===============
Training N2JNet
===============

To train `N2JNet`, pass in the config yml file as the argument, e.g.

::

$python train_n2jnet.py nersc_config.yml


The "training" section of the `nersc_config.yml` config file in the repo provides an example of how to configure training. We take a look at it here.

First, we configure the dataloader. This means setting the training healpixes of CosmoDC2, batch size, number of CPU cores, input galaxy features, as well as the galaxy selection and photometric noise level.

::

    # Dataloader kwargs
    data:
      train_dist_name: 'norm'
      train_dist_kwargs:
        loc: 0.01
        scale: 0.04
      in_dir: '/global/cscratch1/sd/jwp/n2j/data_v04'
      train_hp: [9559, 10327, 9687, 9814, 9815, 9816, 9942, 9943, 10070, 10071, 10072, 10198]
      val_hp: [10199, 10200, 10450]
      n_train: [50000, 50000, 50000, 50000, 50000, 50000, 50000, 50000, 50000, 50000, 50000, 50000]
      # Final effective training set size
      n_subsample_train: 200000
      n_val: [50000, 50000, 50000]
      # Final effective val set size
      n_subsample_val: 1000
      batch_size: 1000
      val_batch_size: 1000
      num_workers: 18
      # Global (graph-level) target; final_gamma1, final_gamm2 also available
      sub_target: ['final_kappa']
      # Local (node-level) target
      sub_target_local: ['stellar_mass', 'redshift']
      # Features available; do not modify (determined at data generation time)
      features: ['galaxy_id', 'ra', 'dec', 'redshift',
                  'ra_true', 'dec_true', 'redshift_true',
                  'bulge_to_total_ratio_i',
                  'ellipticity_1_true', 'ellipticity_2_true',
                  'ellipticity_1_bulge_true', 'ellipticity_1_disk_true',
                  'ellipticity_2_bulge_true', 'ellipticity_2_disk_true',
                  'shear1', 'shear2', 'convergence',
                  'size_bulge_true', 'size_disk_true', 'size_true',
                  'mag_u_lsst', 'mag_g_lsst', 'mag_r_lsst',
                  'mag_i_lsst', 'mag_z_lsst', 'mag_Y_lsst']
      # Features to use as input
      sub_features: ['ra_true', 'dec_true',
                      'mag_u_lsst', 'mag_g_lsst', 'mag_r_lsst',
                      'mag_i_lsst', 'mag_z_lsst', 'mag_Y_lsst']
      noise_kwargs:
        mag:
          override_kwargs: null
          depth: 5
      detection_kwargs:
        ref_features: ['mag_i_lsst']
        max_vals: [25.3]
    # Optimizer kwargs
    optimization:
      early_stop_memory: 50
      weight_local_loss: 0.1
      optim_kwargs:
        lr: 0.002
        weight_decay: 0.0001
      lr_scheduler_kwargs:
        patience: 5
        factor: 0.5
        min_lr: 0.0000001
        verbose: True


Then we configure the optimizer, i.e. the weighting between the loss of global convergence labels and local stellar mass and redshift labels, early-stopping, initial learning rate, learning rate decay.

::

    # Optimizer kwargs
    optimization:
      early_stop_memory: 50
      weight_local_loss: 1.0
      optim_kwargs:
        lr: 0.001
        weight_decay: 0.0001
      lr_scheduler_kwargs:
        patience: 5
        factor: 0.5
        min_lr: 0.0000001
        verbose: True


We then configure the depth and width of the network architecture.

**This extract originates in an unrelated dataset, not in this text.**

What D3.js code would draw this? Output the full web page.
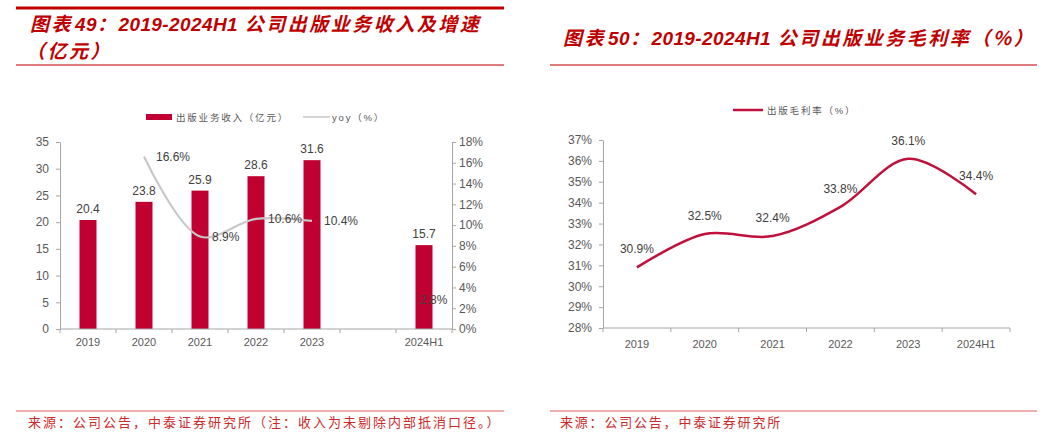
<!DOCTYPE html>
<html>
<head>
<meta charset="utf-8">
<script src="https://cdn.jsdelivr.net/npm/d3@7"></script>
<style>
  body { margin: 0; background: #fff; }
  svg { display: block; }
  text { font-family: "Liberation Sans", Arial, "Noto Sans CJK SC", sans-serif; }
</style>
</head>
<body>
<svg id="chart" width="1047" height="436"></svg>
<script>
// ---------- data ----------
const categories = ["2019", "2020", "2021", "2022", "2023", "2024H1"];
const revenue = [20.4, 23.8, 25.9, 28.6, 31.6, 15.7];          // 出版业务收入（亿元）
const yoy = [null, 16.6, 8.9, 10.6, 10.4, 2.8];                 // yoy（%）
const margin = [30.9, 32.5, 32.4, 33.8, 36.1, 34.4];            // 出版毛利率（%）
const leftTicks = [0, 5, 10, 15, 20, 25, 30, 35];
const rightTicks = [0, 2, 4, 6, 8, 10, 12, 14, 16, 18];
const marginTicks = [28, 29, 30, 31, 32, 33, 34, 35, 36, 37];

const svg = d3.select("#chart");
const RED = "#C00000";
const BAR = "#C00030";
const LINE2 = "#C0103C";
const AXIS = "#A6A6A6";
const TXT = "#595959";
const LBL = "#404040";
const CJK = "'Noto Sans CJK SC', sans-serif";

// ---------- titles / frames ----------
svg.append("line").attr("x1", 16).attr("x2", 504).attr("y1", 8).attr("y2", 8)
  .attr("stroke", RED).attr("stroke-width", 3);
[[16, 504], [550, 1037]].forEach(([a, b]) => {
  svg.append("line").attr("x1", a).attr("x2", b).attr("y1", 65).attr("y2", 65)
    .attr("stroke", "#E07B7B").attr("stroke-width", 2);
  svg.append("line").attr("x1", a).attr("x2", b).attr("y1", 411).attr("y2", 411)
    .attr("stroke", "#E06060").attr("stroke-width", 1.2);
});

function title(x, y, parts) {
  const t = svg.append("text").attr("x", x).attr("y", y)
    .attr("fill", RED).attr("font-size", 19).attr("font-style", "italic");
  parts.forEach(([s, cjk, dx]) => {
    t.append("tspan").text(s).attr("dx", dx || 0)
      .attr("font-family", cjk ? CJK : "'Liberation Sans', Arial, sans-serif")
      .attr("font-weight", "bold")
      .attr("letter-spacing", cjk ? 2.5 : 0.4);
  });
}
title(30, 31, [["图表", 1], ["49", 0, 2], ["：", 1], ["2019-2024H1", 0], [" 公司出版业务收入及增速", 1]]);
title(26, 58, [["（亿元）", 1]]);
title(563, 45, [["图表", 1], ["50", 0, 2], ["：", 1], ["2019-2024H1", 0], [" 公司出版业务毛利率（%）", 1]]);

svg.append("text").attr("x", 28).attr("y", 427).attr("font-family", CJK)
  .attr("font-size", 13).attr("letter-spacing", 2).attr("fill", "#CC2A2A")
  .text("来源：公司公告，中泰证券研究所（注：收入为未剔除内部抵消口径。）");
svg.append("text").attr("x", 560).attr("y", 427).attr("font-family", CJK)
  .attr("font-size", 13).attr("letter-spacing", 1.8).attr("fill", "#CC2A2A")
  .text("来源：公司公告，中泰证券研究所");

// ---------- left chart ----------
const slots = ["2019", "2020", "2021", "2022", "2023", "_gap", "2024H1"];
const xL = d3.scaleBand().domain(slots).range([60, 452]).padding(0);
const yL = d3.scaleLinear().domain([0, 35]).range([329, 142]);
const yR = d3.scaleLinear().domain([0, 18]).range([329, 142]);
const cx = c => xL(c) + xL.bandwidth() / 2;

function styleAxis(g) {
  g.selectAll(".domain").attr("stroke", AXIS);
  g.selectAll(".tick line").attr("stroke", AXIS);
  g.selectAll(".tick text").attr("fill", TXT).attr("font-size", 12)
    .attr("font-family", "'Liberation Sans', Arial, sans-serif");
}

svg.append("g").attr("transform", "translate(60,0)")
  .call(d3.axisLeft(yL).tickValues(leftTicks).tickSize(4).tickPadding(7).tickSizeOuter(0))
  .call(styleAxis);
svg.append("g").attr("transform", "translate(452,0)")
  .call(d3.axisRight(yR).tickValues(rightTicks).tickSize(4).tickPadding(3)
    .tickFormat(d => d + "%").tickSizeOuter(0))
  .call(styleAxis);

function categoryAxis(x, y0, cats, labelY) {
  const g = svg.append("g");
  const [r0, r1] = x.range();
  g.append("line").attr("x1", r0).attr("x2", r1).attr("y1", y0).attr("y2", y0).attr("stroke", AXIS);
  const bounds = x.domain().map(d => x(d)).concat([r1]);
  g.selectAll(".bt").data(bounds).join("line")
    .attr("x1", d => d).attr("x2", d => d).attr("y1", y0).attr("y2", y0 + 4).attr("stroke", AXIS);
  g.selectAll(".cl").data(cats).join("text")
    .attr("x", d => x(d) + x.bandwidth() / 2).attr("y", labelY)
    .attr("text-anchor", "middle").attr("font-size", 11).attr("fill", TXT)
    .text(d => d);
}

// bars
const barW = 17;
svg.append("g").selectAll("rect").data(categories).join("rect")
  .attr("x", d => cx(d) - barW / 2)
  .attr("y", (d, i) => yL(revenue[i]))
  .attr("width", barW)
  .attr("height", (d, i) => yL(0) - yL(revenue[i]))
  .attr("fill", BAR);
svg.append("g").selectAll("text").data(categories).join("text")
  .attr("x", d => cx(d)).attr("y", (d, i) => yL(revenue[i]) - 7)
  .attr("text-anchor", "middle").attr("font-size", 12).attr("fill", LBL)
  .text((d, i) => revenue[i].toFixed(1));

categoryAxis(xL, 329, categories, 346);

// yoy line (2020-2023 connected)
const yoyPts = categories.map((c, i) => ({ c, v: yoy[i] })).filter(d => d.v != null);
const linePts = yoyPts.filter(d => d.c !== "2024H1");
svg.append("path").datum(linePts)
  .attr("d", d3.line().x(d => cx(d.c)).y(d => yR(d.v)).curve(d3.curveCatmullRom))
  .attr("fill", "none").attr("stroke", "#C8C8C8").attr("stroke-width", 2.2);
svg.append("g").selectAll("text").data(yoyPts).join("text")
  .attr("x", d => d.c === "2024H1" ? cx(d.c) - 4 : cx(d.c) + 12)
  .attr("y", d => yR(d.v) + 4)
  .attr("font-size", 12).attr("fill", LBL)
  .text(d => d.v.toFixed(1) + "%");

// legend left
svg.append("rect").attr("x", 146).attr("y", 114).attr("width", 26).attr("height", 6).attr("fill", BAR);
svg.append("text").attr("x", 176).attr("y", 121).attr("font-family", CJK).attr("font-size", 9.5)
  .attr("letter-spacing", 1.8).attr("fill", TXT).text("出版业务收入（亿元）");
svg.append("line").attr("x1", 303).attr("x2", 330).attr("y1", 117).attr("y2", 117)
  .attr("stroke", "#C8C8C8").attr("stroke-width", 1.5);
svg.append("text").attr("x", 332).attr("y", 121).attr("font-family", CJK).attr("font-size", 9.5)
  .attr("letter-spacing", 1.8).attr("fill", TXT).text("yoy（%）");

// ---------- right chart ----------
const x2 = d3.scaleBand().domain(categories).range([603, 1010]).padding(0);
const y2 = d3.scaleLinear().domain([28, 37]).range([328, 140]);
const cx2 = c => x2(c) + x2.bandwidth() / 2;

svg.append("g").attr("transform", "translate(603,0)")
  .call(d3.axisLeft(y2).tickValues(marginTicks).tickSize(4).tickPadding(7)
    .tickFormat(d => d + "%").tickSizeOuter(0))
  .call(styleAxis);
categoryAxis(x2, 328, categories, 348);

svg.append("path").datum(categories.map((c, i) => ({ c, v: margin[i] })))
  .attr("d", d3.line().x(d => cx2(d.c)).y(d => y2(d.v)).curve(d3.curveCatmullRom))
  .attr("fill", "none").attr("stroke", LINE2).attr("stroke-width", 2.5);
svg.append("g").selectAll("text").data(categories).join("text")
  .attr("x", d => cx2(d)).attr("y", (d, i) => y2(margin[i]) - 14)
  .attr("text-anchor", "middle").attr("font-size", 12).attr("fill", LBL)
  .text((d, i) => margin[i].toFixed(1) + "%");

svg.append("line").attr("x1", 733).attr("x2", 763).attr("y1", 110).attr("y2", 110)
  .attr("stroke", LINE2).attr("stroke-width", 2.5);
svg.append("text").attr("x", 767).attr("y", 114).attr("font-family", CJK).attr("font-size", 9.5)
  .attr("letter-spacing", 1.8).attr("fill", TXT).text("出版毛利率（%）");
</script>
</body>
</html>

The `global flow` key determines whether the final layer predicting the convergence is a normalizing flow.

::

    # Model kwargs
    model:
      dim_local: 50
      dim_global: 50
      dim_hidden: 50
      dim_pre_aggr: 50
      n_iter: 5
      n_out_layers: 5
      dropout: 0.04
      global_flow: False


Lastly, we set more general attributes of training such as the seed, device, and the number of training epochs.

::

    # Trainer attributes
    trainer:
      device_type: 'cuda'
      checkpoint_dir: results/E1
      seed: 1028
    n_epochs: 200
    # If you want to resume training from a checkpoint
    resume_from:
      checkpoint_path: null